** Begin **

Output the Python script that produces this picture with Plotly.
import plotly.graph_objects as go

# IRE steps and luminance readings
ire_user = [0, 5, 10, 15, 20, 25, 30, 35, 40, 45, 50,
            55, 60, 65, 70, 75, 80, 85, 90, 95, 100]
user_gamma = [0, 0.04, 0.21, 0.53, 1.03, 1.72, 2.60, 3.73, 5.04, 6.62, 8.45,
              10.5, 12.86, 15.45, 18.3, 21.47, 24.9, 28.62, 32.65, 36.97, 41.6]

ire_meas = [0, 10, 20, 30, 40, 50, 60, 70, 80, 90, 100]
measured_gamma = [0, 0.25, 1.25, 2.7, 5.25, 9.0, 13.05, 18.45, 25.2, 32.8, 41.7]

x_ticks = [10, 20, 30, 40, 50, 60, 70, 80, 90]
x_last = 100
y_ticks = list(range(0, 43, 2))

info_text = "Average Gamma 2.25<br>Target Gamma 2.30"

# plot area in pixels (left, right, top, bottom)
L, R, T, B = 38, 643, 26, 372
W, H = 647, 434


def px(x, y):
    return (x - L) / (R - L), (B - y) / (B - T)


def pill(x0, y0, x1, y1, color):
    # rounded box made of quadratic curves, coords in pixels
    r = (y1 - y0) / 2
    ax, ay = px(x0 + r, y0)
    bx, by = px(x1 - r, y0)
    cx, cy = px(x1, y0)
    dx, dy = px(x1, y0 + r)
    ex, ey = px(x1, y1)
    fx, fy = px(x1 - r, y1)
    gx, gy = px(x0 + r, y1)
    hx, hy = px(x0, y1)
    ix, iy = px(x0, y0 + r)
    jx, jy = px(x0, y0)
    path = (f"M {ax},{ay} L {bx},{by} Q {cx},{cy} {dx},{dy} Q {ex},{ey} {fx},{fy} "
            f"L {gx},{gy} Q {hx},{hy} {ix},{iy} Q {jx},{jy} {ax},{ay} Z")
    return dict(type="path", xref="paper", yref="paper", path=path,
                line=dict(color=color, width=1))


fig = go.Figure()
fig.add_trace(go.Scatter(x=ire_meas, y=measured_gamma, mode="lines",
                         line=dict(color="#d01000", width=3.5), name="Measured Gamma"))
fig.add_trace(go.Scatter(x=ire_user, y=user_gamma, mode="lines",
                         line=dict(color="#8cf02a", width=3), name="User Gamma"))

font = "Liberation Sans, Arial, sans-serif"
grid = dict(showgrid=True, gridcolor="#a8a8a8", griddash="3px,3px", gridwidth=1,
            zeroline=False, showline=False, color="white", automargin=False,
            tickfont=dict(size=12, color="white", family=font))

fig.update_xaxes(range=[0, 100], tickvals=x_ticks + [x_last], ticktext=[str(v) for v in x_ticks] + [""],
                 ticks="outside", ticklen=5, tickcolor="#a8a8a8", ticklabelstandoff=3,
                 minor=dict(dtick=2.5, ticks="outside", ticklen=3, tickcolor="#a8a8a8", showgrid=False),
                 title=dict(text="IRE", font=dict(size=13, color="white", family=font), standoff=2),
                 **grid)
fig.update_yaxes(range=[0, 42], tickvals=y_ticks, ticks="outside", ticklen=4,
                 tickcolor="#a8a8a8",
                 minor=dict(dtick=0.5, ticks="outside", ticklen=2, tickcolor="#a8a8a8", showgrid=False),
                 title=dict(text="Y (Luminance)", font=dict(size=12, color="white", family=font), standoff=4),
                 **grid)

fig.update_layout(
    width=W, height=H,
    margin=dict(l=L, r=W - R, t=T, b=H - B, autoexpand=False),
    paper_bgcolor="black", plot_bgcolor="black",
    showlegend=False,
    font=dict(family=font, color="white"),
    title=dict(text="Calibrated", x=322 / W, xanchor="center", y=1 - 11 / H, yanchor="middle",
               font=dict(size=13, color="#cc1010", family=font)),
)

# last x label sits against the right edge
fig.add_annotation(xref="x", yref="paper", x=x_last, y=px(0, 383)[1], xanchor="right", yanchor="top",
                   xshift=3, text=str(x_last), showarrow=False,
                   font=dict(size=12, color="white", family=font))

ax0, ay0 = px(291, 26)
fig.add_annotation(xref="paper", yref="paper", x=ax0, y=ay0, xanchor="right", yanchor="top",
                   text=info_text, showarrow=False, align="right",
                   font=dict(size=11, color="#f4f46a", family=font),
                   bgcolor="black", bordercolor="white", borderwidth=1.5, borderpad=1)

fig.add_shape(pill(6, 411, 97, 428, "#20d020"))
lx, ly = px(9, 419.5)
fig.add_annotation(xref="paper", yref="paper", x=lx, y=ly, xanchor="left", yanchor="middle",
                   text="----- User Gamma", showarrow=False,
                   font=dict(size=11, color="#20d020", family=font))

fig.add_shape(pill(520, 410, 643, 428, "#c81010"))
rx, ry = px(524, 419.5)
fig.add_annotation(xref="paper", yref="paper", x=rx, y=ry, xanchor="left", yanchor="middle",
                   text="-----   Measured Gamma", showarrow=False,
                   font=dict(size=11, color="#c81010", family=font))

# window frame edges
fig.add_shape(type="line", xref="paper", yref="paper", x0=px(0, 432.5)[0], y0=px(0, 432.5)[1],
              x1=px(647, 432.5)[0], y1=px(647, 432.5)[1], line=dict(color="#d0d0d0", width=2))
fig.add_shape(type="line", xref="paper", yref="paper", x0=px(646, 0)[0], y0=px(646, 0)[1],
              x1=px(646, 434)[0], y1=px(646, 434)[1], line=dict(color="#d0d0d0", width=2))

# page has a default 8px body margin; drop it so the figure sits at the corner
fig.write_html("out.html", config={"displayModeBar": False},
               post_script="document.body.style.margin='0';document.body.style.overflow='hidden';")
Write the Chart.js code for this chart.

** End **

◆ What is being asked
Each record above must be given again exactly.

◆ Expected output
Output the Python script that produces this picture with Plotly.
import plotly.graph_objects as go

# IRE steps and luminance readings
ire_user = [0, 5, 10, 15, 20, 25, 30, 35, 40, 45, 50,
            55, 60, 65, 70, 75, 80, 85, 90, 95, 100]
user_gamma = [0, 0.04, 0.21, 0.53, 1.03, 1.72, 2.60, 3.73, 5.04, 6.62, 8.45,
              10.5, 12.86, 15.45, 18.3, 21.47, 24.9, 28.62, 32.65, 36.97, 41.6]

ire_meas = [0, 10, 20, 30, 40, 50, 60, 70, 80, 90, 100]
measured_gamma = [0, 0.25, 1.25, 2.7, 5.25, 9.0, 13.05, 18.45, 25.2, 32.8, 41.7]

x_ticks = [10, 20, 30, 40, 50, 60, 70, 80, 90]
x_last = 100
y_ticks = list(range(0, 43, 2))

info_text = "Average Gamma 2.25<br>Target Gamma 2.30"

# plot area in pixels (left, right, top, bottom)
L, R, T, B = 38, 643, 26, 372
W, H = 647, 434


def px(x, y):
    return (x - L) / (R - L), (B - y) / (B - T)


def pill(x0, y0, x1, y1, color):
    # rounded box made of quadratic curves, coords in pixels
    r = (y1 - y0) / 2
    ax, ay = px(x0 + r, y0)
    bx, by = px(x1 - r, y0)
    cx, cy = px(x1, y0)
    dx, dy = px(x1, y0 + r)
    ex, ey = px(x1, y1)
    fx, fy = px(x1 - r, y1)
    gx, gy = px(x0 + r, y1)
    hx, hy = px(x0, y1)
    ix, iy = px(x0, y0 + r)
    jx, jy = px(x0, y0)
    path = (f"M {ax},{ay} L {bx},{by} Q {cx},{cy} {dx},{dy} Q {ex},{ey} {fx},{fy} "
            f"L {gx},{gy} Q {hx},{hy} {ix},{iy} Q {jx},{jy} {ax},{ay} Z")
    return dict(type="path", xref="paper", yref="paper", path=path,
                line=dict(color=color, width=1))


fig = go.Figure()
fig.add_trace(go.Scatter(x=ire_meas, y=measured_gamma, mode="lines",
                         line=dict(color="#d01000", width=3.5), name="Measured Gamma"))
fig.add_trace(go.Scatter(x=ire_user, y=user_gamma, mode="lines",
                         line=dict(color="#8cf02a", width=3), name="User Gamma"))

font = "Liberation Sans, Arial, sans-serif"
grid = dict(showgrid=True, gridcolor="#a8a8a8", griddash="3px,3px", gridwidth=1,
            zeroline=False, showline=False, color="white", automargin=False,
            tickfont=dict(size=12, color="white", family=font))

fig.update_xaxes(range=[0, 100], tickvals=x_ticks + [x_last], ticktext=[str(v) for v in x_ticks] + [""],
                 ticks="outside", ticklen=5, tickcolor="#a8a8a8", ticklabelstandoff=3,
                 minor=dict(dtick=2.5, ticks="outside", ticklen=3, tickcolor="#a8a8a8", showgrid=False),
                 title=dict(text="IRE", font=dict(size=13, color="white", family=font), standoff=2),
                 **grid)
fig.update_yaxes(range=[0, 42], tickvals=y_ticks, ticks="outside", ticklen=4,
                 tickcolor="#a8a8a8",
                 minor=dict(dtick=0.5, ticks="outside", ticklen=2, tickcolor="#a8a8a8", showgrid=False),
                 title=dict(text="Y (Luminance)", font=dict(size=12, color="white", family=font), standoff=4),
                 **grid)

fig.update_layout(
    width=W, height=H,
    margin=dict(l=L, r=W - R, t=T, b=H - B, autoexpand=False),
    paper_bgcolor="black", plot_bgcolor="black",
    showlegend=False,
    font=dict(family=font, color="white"),
    title=dict(text="Calibrated", x=322 / W, xanchor="center", y=1 - 11 / H, yanchor="middle",
               font=dict(size=13, color="#cc1010", family=font)),
)

# last x label sits against the right edge
fig.add_annotation(xref="x", yref="paper", x=x_last, y=px(0, 383)[1], xanchor="right", yanchor="top",
                   xshift=3, text=str(x_last), showarrow=False,
                   font=dict(size=12, color="white", family=font))

ax0, ay0 = px(291, 26)
fig.add_annotation(xref="paper", yref="paper", x=ax0, y=ay0, xanchor="right", yanchor="top",
                   text=info_text, showarrow=False, align="right",
                   font=dict(size=11, color="#f4f46a", family=font),
                   bgcolor="black", bordercolor="white", borderwidth=1.5, borderpad=1)

fig.add_shape(pill(6, 411, 97, 428, "#20d020"))
lx, ly = px(9, 419.5)
fig.add_annotation(xref="paper", yref="paper", x=lx, y=ly, xanchor="left", yanchor="middle",
                   text="----- User Gamma", showarrow=False,
                   font=dict(size=11, color="#20d020", family=font))

fig.add_shape(pill(520, 410, 643, 428, "#c81010"))
rx, ry = px(524, 419.5)
fig.add_annotation(xref="paper", yref="paper", x=rx, y=ry, xanchor="left", yanchor="middle",
                   text="-----   Measured Gamma", showarrow=False,
                   font=dict(size=11, color="#c81010", family=font))

# window frame edges
fig.add_shape(type="line", xref="paper", yref="paper", x0=px(0, 432.5)[0], y0=px(0, 432.5)[1],
              x1=px(647, 432.5)[0], y1=px(647, 432.5)[1], line=dict(color="#d0d0d0", width=2))
fig.add_shape(type="line", xref="paper", yref="paper", x0=px(646, 0)[0], y0=px(646, 0)[1],
              x1=px(646, 434)[0], y1=px(646, 434)[1], line=dict(color="#d0d0d0", width=2))

# page has a default 8px body margin; drop it so the figure sits at the corner
fig.write_html("out.html", config={"displayModeBar": False},
               post_script="document.body.style.margin='0';document.body.style.overflow='hidden';")
Write the Chart.js code for this chart.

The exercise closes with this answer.